Dan calls, Hey, sir, I know what spectrum means in Latin. Ghost!
Who says dead languages aren’t useful? you say. Yoohoo, anybody home, Oleg? Feet on the floor. It was Newton, as well, who first decided that light consisted of tiny particles travelling at tremendous speed. You drop your piece of chalk from hand to hand, weave among your students. But in 1678, pens ready? the Dutch physicist Christiaan Huygens found proof for an opposing theory. He believed that light consisted not of particles but of very tiny waves. This made sense to him because it explained the differing refraction of the different kinds of light. The shorter the wavelength, he thought, the greater the refraction. Which colour, by the way, has the shortest wavelength?
Red.
Nope. Gurpyar?
Violet.
Right. Which has the longest?
Red. I guess.
Good guess. Didn’t your grade six teacher make you memorize Roy G. Biv? Red, orange, yellow, green, blue, indigo, violet?
The kids are staring at you with incredulity.
But Huygens’s theory didn’t answer everything. Discoveries, class, only serve to open up more mysteries. Why, for instance, light waves can’t go around obstacles, though sound waves can.
The students’ eyes are on the clock. Countdown to lunchtime. You lay aside your chalk. To this day, nobody knows for sure what light is. You perch on your desk, hope the day will never end. The students’ shuffling quiets.
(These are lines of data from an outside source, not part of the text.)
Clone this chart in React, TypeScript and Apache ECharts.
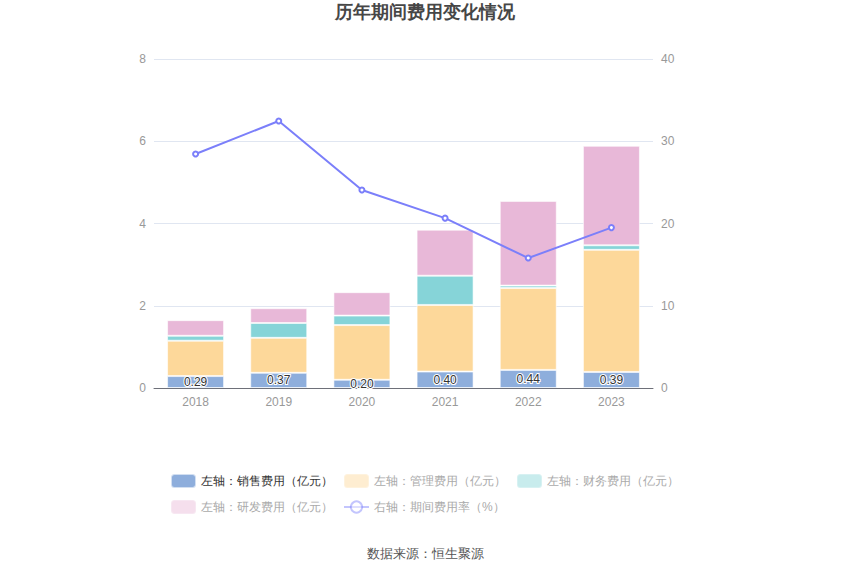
import React, { useEffect, useRef } from "react";
import * as echarts from "echarts";

const categories = ["2018", "2019", "2020", "2021", "2022", "2023"];
const salesExp = [0.29, 0.37, 0.2, 0.4, 0.44, 0.39];
const mgmtExp = [0.86, 0.85, 1.33, 1.62, 1.99, 2.97];
const finExp = [0.12, 0.36, 0.23, 0.71, 0.06, 0.11];
const rdExp = [0.38, 0.36, 0.57, 1.12, 2.06, 2.42];
const expRate = [28.45, 32.46, 24.07, 20.65, 15.8, 19.5];

const names = [
  "左轴：销售费用（亿元）",
  "左轴：管理费用（亿元）",
  "左轴：财务费用（亿元）",
  "左轴：研发费用（亿元）",
  "右轴：期间费用率（%）",
];
const colors = ["#8eaedc", "#fdd89a", "#86d4d8", "#e8b8d8", "#7b7ffa"];

export default function App() {
  const ref = useRef<HTMLDivElement>(null);
  useEffect(() => {
    document.body.style.margin = "0";
    if (!ref.current) return;
    const chart = echarts.init(ref.current, null, { renderer: "svg" });
    const barSeries = [salesExp, mgmtExp, finExp, rdExp].map((d, i) => ({
      name: names[i],
      type: "bar",
      stack: "total",
      yAxisIndex: 0,
      barWidth: 57,
      data: d,
      itemStyle: { color: colors[i], borderColor: "rgba(255,255,255,0.6)", borderWidth: 1 },
      label:
        i === 0
          ? {
              show: true,
              position: "inside",
              color: "#333",
              fontSize: 12,
              textBorderColor: "#fff",
              textBorderWidth: 2,
              formatter: (p: any) => p.value.toFixed(2),
            }
          : { show: false },
    }));
    chart.setOption({
      animation: false,
      title: {
        text: "历年期间费用变化情况",
        left: "center",
        top: -2,
        textStyle: { fontSize: 18, fontWeight: "bold", color: "#464646" },
      },
      grid: { left: 154, right: 197, top: 59, bottom: 187 },
      legend: {
        left: 165,
        top: 468,
        width: 520,
        itemWidth: 25,
        itemHeight: 14,
        itemGap: 10,
        textStyle: { fontSize: 12, color: "#999", padding: [0, 4, 0, 0] },
        data: names.map((n, i) => ({
          name: n,
          itemStyle: i === 0 ? {} : { opacity: 0.45 },
          lineStyle: i === 4 ? { opacity: 0.45 } : undefined,
          textStyle: i === 0 ? { color: "#333" } : { color: "#aaa" },
        })),
      },
      xAxis: {
        type: "category",
        data: categories,
        axisLine: { lineStyle: { color: "#6e7079" } },
        axisTick: { alignWithLabel: true, lineStyle: { color: "#6e7079" } },
        axisLabel: { color: "#999", fontSize: 12 },
      },
      yAxis: [
        {
          type: "value",
          min: 0,
          max: 8,
          interval: 2,
          axisLabel: { color: "#999", fontSize: 12, margin: 8 },
          splitLine: { lineStyle: { color: "#e0e6f1" } },
        },
        {
          type: "value",
          min: 0,
          max: 40,
          interval: 10,
          axisLabel: { color: "#999", fontSize: 12, margin: 8 },
          splitLine: { show: false },
        },
      ],
      series: [
        ...barSeries,
        {
          name: names[4],
          type: "line",
          yAxisIndex: 1,
          data: expRate,
          symbol: "emptyCircle",
          symbolSize: 5,
          lineStyle: { color: colors[4], width: 2 },
          itemStyle: { color: colors[4], borderWidth: 1.5 },
        },
      ],
      graphic: [
        {
          type: "text",
          left: "center",
          top: 547,
          style: { text: "数据来源：恒生聚源", fontSize: 13, fill: "#555" },
        },
      ],
    });
    return () => chart.dispose();
  }, []);
  return <div ref={ref} style={{ width: 850, height: 575 }} />;
}
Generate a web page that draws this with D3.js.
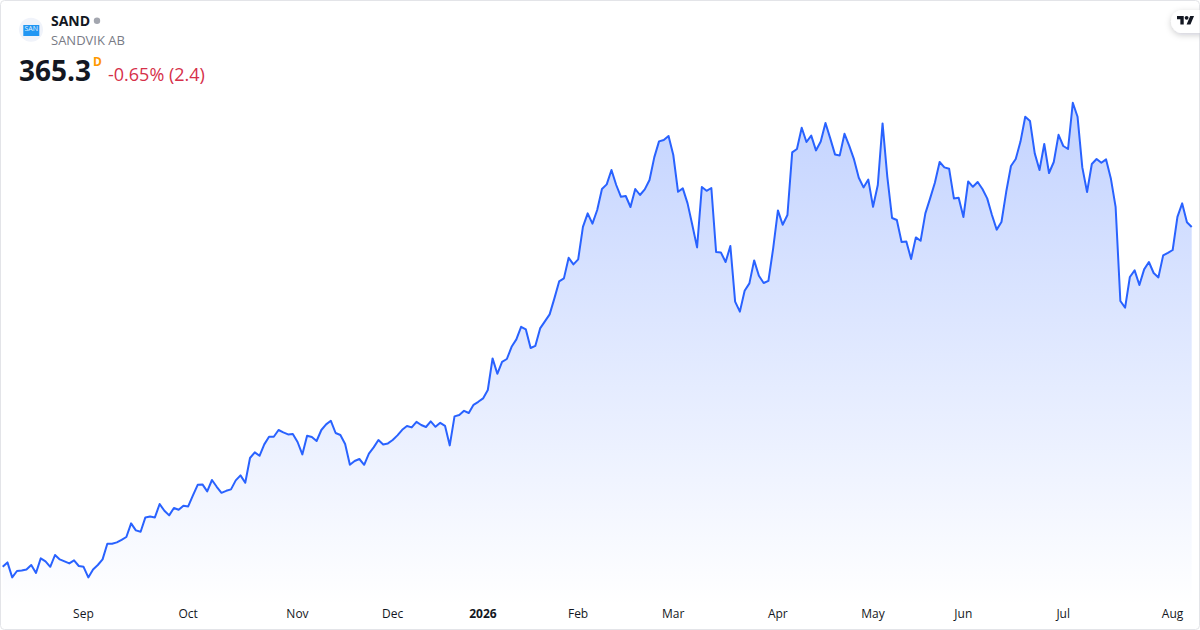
<!DOCTYPE html>
<html>
<head>
<meta charset="utf-8">
<script src="https://cdn.jsdelivr.net/npm/d3@7"></script>
<style>
html,body{margin:0;padding:0;background:#fff;width:1200px;height:630px;overflow:hidden}
svg{display:block}
text{font-family:"Open Sans",sans-serif}
</style>
</head>
<body>
<svg id="chart" width="1200" height="630"></svg>
<script>
const closes = [
195.4,197.6,190.1,193.3,193.6,194.1,196.3,192.3,199.6,198.1,
195.4,201.3,199.1,198.1,197.1,198.6,195.8,195.4,190.1,194.1,
196.3,199.1,206.9,206.9,207.6,208.9,210.3,217.1,213.6,212.9,
220.1,220.6,220.1,226.8,223.4,221.1,224.8,223.9,225.9,225.6,
231.1,236.4,236.6,233.1,238.8,235.4,232.4,233.4,234.1,238.6,
241.1,237.4,249.8,252.6,250.9,256.6,260.4,260.4,263.8,262.6,
261.6,261.8,257.8,251.6,260.9,260.3,258.3,263.8,266.6,268.4,
262.3,261.3,256.8,246.4,248.3,249.3,246.4,252.0,255.1,258.8,
256.6,257.1,258.8,261.1,263.9,265.8,265.1,267.9,266.3,265.3,
268.1,265.4,267.4,265.9,256.1,270.6,271.3,273.4,272.3,276.4,
277.9,279.6,283.8,299.6,291.9,297.9,299.3,305.4,309.1,315.4,
314.1,304.8,305.9,314.6,318.1,321.6,329.6,338.1,339.6,349.9,
346.6,349.1,365.4,372.1,367.0,373.8,384.3,386.6,393.8,386.3,
380.4,380.8,375.3,384.3,381.3,384.1,388.8,400.1,408.1,408.8,
410.8,401.3,382.9,384.6,377.1,366.3,355.1,385.3,383.4,384.8,
352.8,352.6,347.8,355.8,328.0,323.0,333.4,337.1,348.6,340.9,
337.3,338.4,354.6,373.6,366.4,371.3,402.6,404.3,414.9,407.8,
411.0,403.6,408.0,417.3,409.6,401.6,401.1,411.9,405.9,399.1,
389.9,385.1,389.0,375.4,386.3,417.1,390.4,369.8,368.8,357.8,
358.1,349.3,360.1,358.4,372.1,379.6,387.4,397.8,395.1,394.4,
379.6,379.9,370.3,388.1,385.4,387.8,384.3,379.6,371.3,364.0,
367.8,382.9,395.8,399.3,408.0,420.4,418.3,402.1,393.8,406.8,
392.3,397.8,411.4,405.8,404.3,427.4,420.4,395.1,382.8,396.8,
399.3,397.4,399.1,389.6,375.4,328.3,325.0,340.3,343.6,336.3,
344.1,347.8,342.3,340.1,351.1,352.4,353.8,370.4,377.1,367.7,365.3
];
const tickLabels = ["Sep","Oct","Nov","Dec","2026","Feb","Mar","Apr","May","Jun","Jul","Aug"];
const tickIndexes = [17,39,62,82,101,121,141,163,183,202,223,246];
const symbol = "SAND";
const company = "SANDVIK AB";
const lastPrice = "365.3";
const interval = "D";
const changeText = "-0.65% (2.4)";

const svg = d3.select("#chart");
const x = d3.scaleLinear().domain([0, closes.length - 1]).range([2.7, 1191.7]);
const y = d3.scaleLinear().domain([178.8, 478.8]).range([600, 0]);

const defs = svg.append("defs");
const grad = defs.append("linearGradient").attr("id","fill")
  .attr("gradientUnits","userSpaceOnUse").attr("x1",0).attr("x2",0).attr("y1",y(d3.max(closes))).attr("y2",606);
grad.append("stop").attr("offset",0).attr("stop-color","#2962ff").attr("stop-opacity",0.28);
grad.append("stop").attr("offset",1).attr("stop-color","#2962ff").attr("stop-opacity",0);
const sh = defs.append("filter").attr("id","sh").attr("x","-50%").attr("y","-50%").attr("width","200%").attr("height","200%");
sh.append("feDropShadow").attr("dx",0).attr("dy",2).attr("stdDeviation",3).attr("flood-color","#131722").attr("flood-opacity",0.2);
defs.append("clipPath").attr("id","card").append("rect").attr("x",0.5).attr("y",0.5).attr("width",1199).attr("height",629).attr("rx",4);

const plot = svg.append("g").attr("clip-path","url(#card)");
plot.append("path").datum(closes)
  .attr("d", d3.area().x((d,i)=>x(i)).y0(606).y1(d=>y(d)))
  .attr("fill","url(#fill)");
plot.append("path").datum(closes)
  .attr("d", d3.line().x((d,i)=>x(i)).y(d=>y(d)))
  .attr("fill","none").attr("stroke","#2962ff").attr("stroke-width",2).attr("stroke-linejoin","round");

const axis = d3.axisBottom(x).tickValues(tickIndexes).tickSize(0).tickPadding(0)
  .tickFormat((d,i)=>tickLabels[i]);
const ag = svg.append("g").attr("transform","translate(-0.6,609)").call(axis);
ag.select(".domain").remove();
ag.selectAll("text").attr("font-size",12).attr("fill","#131722").attr("dy","0.71em")
  .attr("font-weight",(d,i)=>tickLabels[i]==="2026"?700:400)
  .style("font-family",'"Open Sans",sans-serif');

// header
svg.append("circle").attr("cx",31).attr("cy",29.7).attr("r",12).attr("fill","#f0f3fa");
svg.append("rect").attr("x",23.3).attr("y",25).attr("width",16).attr("height",11).attr("fill","#2196f3");
svg.append("text").attr("x",31.3).attr("y",31).attr("text-anchor","middle").attr("font-size",7).attr("fill","#e3f2fd").text("SAN");
svg.append("text").attr("x",51).attr("y",26).attr("font-size",14).attr("font-weight",700).attr("fill","#131722").text(symbol);
svg.append("circle").attr("cx",97).attr("cy",20.7).attr("r",3.2).attr("fill","#a3a6af");
svg.append("text").attr("x",51).attr("y",45).attr("font-size",13).attr("fill","#787b86").text(company);
svg.append("text").attr("x",19).attr("y",81).attr("font-size",28).attr("font-weight",700).attr("fill","#131722").text(lastPrice);
svg.append("text").attr("x",93).attr("y",66).attr("font-size",12).attr("font-weight",700).attr("fill","#ff9800").text(interval);
svg.append("text").attr("x",108).attr("y",81).attr("font-size",18).attr("fill","#d6304a").text(changeText);

// border + logo
svg.append("rect").attr("x",0.5).attr("y",0.5).attr("width",1199).attr("height",629).attr("rx",4)
  .attr("fill","none").attr("stroke","#e3e4e8");
svg.append("g").attr("clip-path","url(#card)").append("rect").attr("x",1171).attr("y",10).attr("width",50).attr("height",23).attr("rx",11.5)
  .attr("fill","#fff").attr("filter","url(#sh)");
const logo = svg.append("g").attr("transform","translate(1177,14) scale(0.48)").attr("fill","#131722");
logo.append("path").attr("d","M14 22H7V11H0V4h14v18zM28 22h-8l7.5-18h8L28 22z");
logo.append("circle").attr("cx",20).attr("cy",8).attr("r",4);
</script>
</body>
</html>
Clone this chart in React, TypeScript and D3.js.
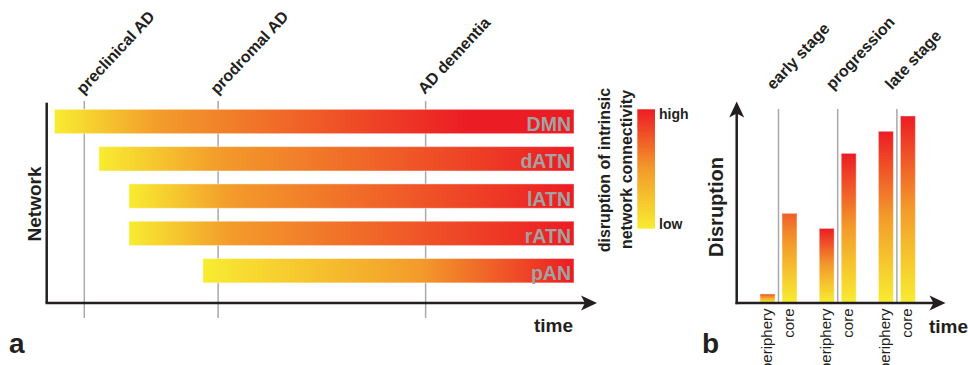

Try this. If you think you know what light is, set up an experiment — and you know what results you’ll get? You’ll get the results you want. If you think light is made up of photons or particles, you can arrange an experiment that will prove light behaves like tiny pellets shot from a gun. But hang on. Your lab mate sets up another experiment and proves that light acts like a pebble dropped into a creek — it circles out in waves. So what is light? Frankly, we don’t know. Why don’t we know? Because, grade elevens, each time we make an observation, we change the thing observed.